La última catarata de actuaciones judiciales del juez Garzón contra políticos de algunos partidos, acompañadas de un gran despliegue de filtraciones, registros y detenciones televisadas, podría demostrar, al parecer, la falsedad del lamentable aserto que dice que poder es impunidad.
Con independencia de lo que pueda resultar de todo ello en un futuro incierto, pienso que, por desgraciada, el aserto citado se confirma permanentemente. Los actos de nuestros políticos con poder quedan siempre impunes. Queda impune el juego socio de todos contra todos, las mentiras, las manipulaciones, el incumplimiento de los programas, el clientelismo político pagado con el dinero de todos, la permanente corrupción en la que todos chapotean, el mal uso del poder que en lugar de buscar el bien común favorece a los amigos.
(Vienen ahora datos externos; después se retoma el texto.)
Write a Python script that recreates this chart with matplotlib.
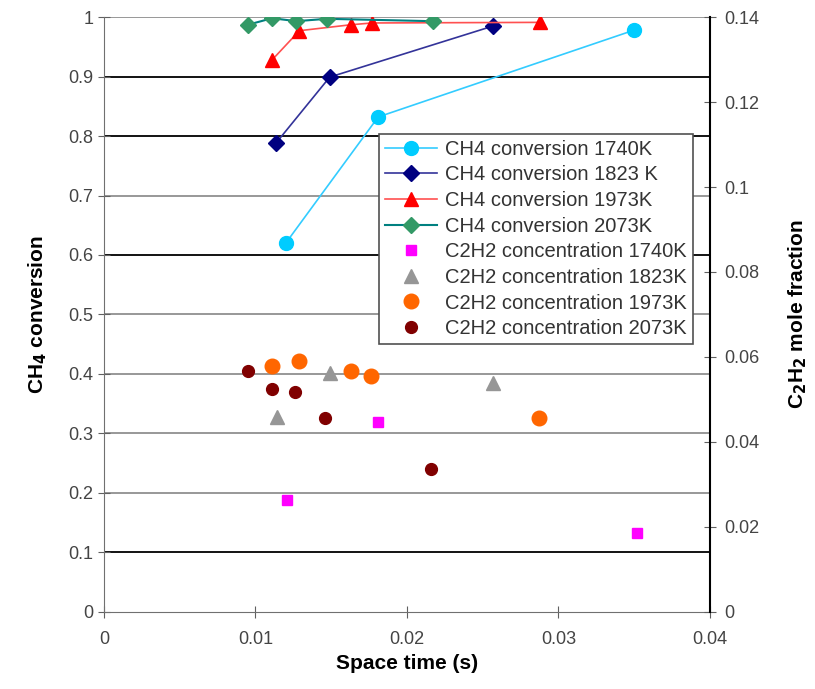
import numpy as np
import matplotlib.pyplot as plt

plt.rcParams['font.family'] = ['Liberation Sans', 'DejaVu Sans']
plt.rcParams['mathtext.default'] = 'bf'

# CH4 conversion (left axis)
x_1740 = [0.0120, 0.0181, 0.0350]
conv_1740 = [0.620, 0.832, 0.978]
x_1823 = [0.01135, 0.0149, 0.0257]
conv_1823 = [0.788, 0.899, 0.985]
x_1973 = [0.0111, 0.0129, 0.0163, 0.0177, 0.0288]
conv_1973 = [0.928, 0.977, 0.987, 0.990, 0.991]
x_2073 = [0.0095, 0.0111, 0.0127, 0.0147, 0.0217]
conv_2073 = [0.987, 0.998, 0.993, 0.997, 0.993]

# C2H2 mole fraction (right axis)
xc_1740 = [0.0121, 0.0181, 0.0352]
c2h2_1740 = [0.0264, 0.0448, 0.0186]
xc_1823 = [0.0114, 0.0149, 0.0257]
c2h2_1823 = [0.0458, 0.0563, 0.0538]
xc_1973 = [0.0111, 0.0129, 0.0163, 0.0176, 0.0287]
c2h2_1973 = [0.0579, 0.0591, 0.0567, 0.0555, 0.0456]
xc_2073 = [0.0095, 0.0111, 0.0126, 0.0146, 0.0216]
c2h2_2073 = [0.0567, 0.0525, 0.0518, 0.0457, 0.0336]

fig = plt.figure(figsize=(8.15, 6.89), dpi=100)
ax = fig.add_axes([0.1276, 0.1118, 0.7435, 0.8635])
ax2 = ax.twinx()

ax.set_xlim(0, 0.04)
ax.set_ylim(0, 1)
ax2.set_ylim(0, 0.14)

# horizontal gridlines (some render darker in the original)
for yv in np.arange(0.1, 1.01, 0.1):
    dark = round(yv, 1) in (0.1, 0.6, 0.8, 0.9)
    ax.axhline(yv, color='black' if dark else '#909090', lw=1.3, zorder=0)

h = []
h += ax.plot(x_1740, conv_1740, '-o', color='#33CCFF', mfc='#00CCFF', mec='#00CCFF',
             ms=10, lw=1.2, label='CH4 conversion 1740K')
h += ax.plot(x_1823, conv_1823, '-D', color='#333399', mfc='#000080', mec='#000080',
             ms=8.5, lw=1.2, label='CH4 conversion 1823 K')
h += ax.plot(x_1973, conv_1973, '-^', color='#FF5050', mfc='#FF0000', mec='#FF0000',
             ms=10.5, lw=1.2, label='CH4 conversion 1973K')
h += ax.plot(x_2073, conv_2073, '-D', color='#008080', mfc='#339966', mec='#339966',
             ms=8.5, lw=1.5, label='CH4 conversion 2073K')

h += ax2.plot(xc_1740, c2h2_1740, 's', color='#FF00FF', ms=7, ls='none',
              label='C2H2 concentration 1740K')
h += ax2.plot(xc_1823, c2h2_1823, '^', color='#969696', ms=10, ls='none',
              label='C2H2 concentration 1823K')
h += ax2.plot(xc_1973, c2h2_1973, 'o', color='#FF6600', ms=10.5, ls='none',
              label='C2H2 concentration 1973K')
h += ax2.plot(xc_2073, c2h2_2073, 'o', color='#800000', ms=8.5, ls='none',
              label='C2H2 concentration 2073K')

ax.set_xticks([0, 0.01, 0.02, 0.03, 0.04])
ax.set_xticklabels(['0', '0.01', '0.02', '0.03', '0.04'])
ax.set_yticks(np.arange(0, 1.01, 0.1))
ax.set_yticklabels(['0', '0.1', '0.2', '0.3', '0.4', '0.5', '0.6', '0.7', '0.8', '0.9', '1'])
ax2.set_yticks(np.arange(0, 0.141, 0.02))
ax2.set_yticklabels(['0', '0.02', '0.04', '0.06', '0.08', '0.1', '0.12', '0.14'])

for a in (ax, ax2):
    a.tick_params(labelsize=13, labelcolor='#444444', direction='inout', length=8,
                  color='#606060')
    a.spines['top'].set_visible(False)
ax.spines['right'].set_visible(False)
ax.spines['left'].set_color('#707070')
ax.spines['bottom'].set_color('#707070')
ax2.spines['left'].set_visible(False)
ax2.spines['bottom'].set_visible(False)
ax2.spines['right'].set_color('black')
ax2.spines['right'].set_linewidth(1.5)
ax.tick_params(axis='x', pad=10)
ax2.tick_params(axis='y', pad=6)

ax.set_xlabel('Space time (s)', fontsize=15, fontweight='bold', labelpad=4)
ax.set_ylabel('CH$_4$ conversion', fontsize=15, fontweight='bold', labelpad=14)
ax2.set_ylabel('C$_2$H$_2$ mole fraction', fontsize=15, fontweight='bold', labelpad=20)

leg = ax2.legend(handles=h, loc='upper left', bbox_to_anchor=(0.437, 0.821), fontsize=14.5,
                 frameon=True, fancybox=False, edgecolor='#505050', framealpha=1,
                 handlelength=2.6, labelspacing=0.33, borderpad=0.3, handletextpad=0.4)
leg.get_frame().set_linewidth(1.2)
for t in leg.get_texts():
    t.set_color('#333333')

fig.savefig('out.png', dpi=100)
Admito que hay políticos honrados que no se lucran con la corrupción, pero tampoco luchan decididamente contra ella, sobre todo si se da en su propio partido. Se ha llegado a decir que la fidelidad al propio partido está por encima de la propia conciencia o algo así, pero un político honesto se debe al bien común y debía representar a sus olvidados votantes. Las acciones de unos, las omisiones de otros y la estructura de los partidos, (alguien ha dicho: las listas las hago yo) hacen imposible una regeneración de nuestra democracia.
A nadie obligan coactivamente a formar parte de un partido, por tanto el que entra en cualquiera de ellos, debía plantearse si lo mueve la búsqueda del bien común o la búsqueda de sueldos y prebendas superiores a los que tendría en su profesión, si es que la tiene. El cursus honorum en los partidos políticos puede llevar a ser incluido en alguna de las listas electorales o a la obtención de un puesto de libre designación. Mantenerse en el disfrute de lo que obtenga exige la fidelidad al partido por encima de todo.
Alguien puede argumentar que para contrapesar al poder político existe el poder judicial. Para nadie es un secreto que nuestro sistema judicial es manifiestamente mejorable, pero ningún gobierno, hasta ahora, ha querido dotarlo de unos medios técnicos equiparables a los que tiene el Ministerio de Economía y Hacienda. Los asuntos se eternizan y cualquier sentencia dictada con varios años de retraso, ya es injusta de por sí.
Si el poder judicial es el vigilante del poder político, hay que preguntarse quién vigila al vigilante y nos encontramos que ese vigilante ha sido conformado por el mismo poder político, incluido el Tribunal Constitucional. Aquí también se da lo de poder es impunidad. Algún importante juez expedientado por falta grave, ha tenido como pena el pago de una cantidad equivalente a una multa de tráfico. Las sanciones más graves siempre recaen en jueces menos importantes.
Hay otro vigilante de las administraciones y los partidos, el Tribunal de Cuentas. No sé lo que pasa con sus informes y sus reparos, nadie parece tomar medidas contra los que hicieron adjudicaciones sin cumplir la ley, los que gastaron lo que no tenía presupuestado, los que presentan unas cuentas embrolladas.
Y quizás la pregunta del millón: los condenados por corrupción, apropiación, malversación, o cohecho ¿han devuelto el dinero robado o lo pusieron a buen recaudo para disfrutarlo sin problemas? Creo recordar que uno de los implicados en el asunto de los fondos reservados devolvió el dinero. No recuerdo otro, quizás no tengo buena memoria.
También hay poderes económicos y financieros con indiscutible poder y este poder también los hace impunes, salvo los casos de Mario Conde, Javier de la Rosa y no sé si alguno más.
Pero los políticos siempre dicen que sus responsabilidades son políticas y cuando repiten triunfo en las siguientes elecciones se consideran absueltos de sus mal gobierno y de todas sus mentiras y engaños.
El bien común que defiendo exige una justicia independiente, imparcial, eficaz y rápida y unos políticos a los que se les pueda hacer el juicio de residencia, como en los tiempos de las colonias americanas. Nada se conseguirá si los ciudadanos no nos implicamos en reivindicar el valor moral de la honestidad y la responsabilidad, no solo política sino penal, de los gobernantes deshonestos.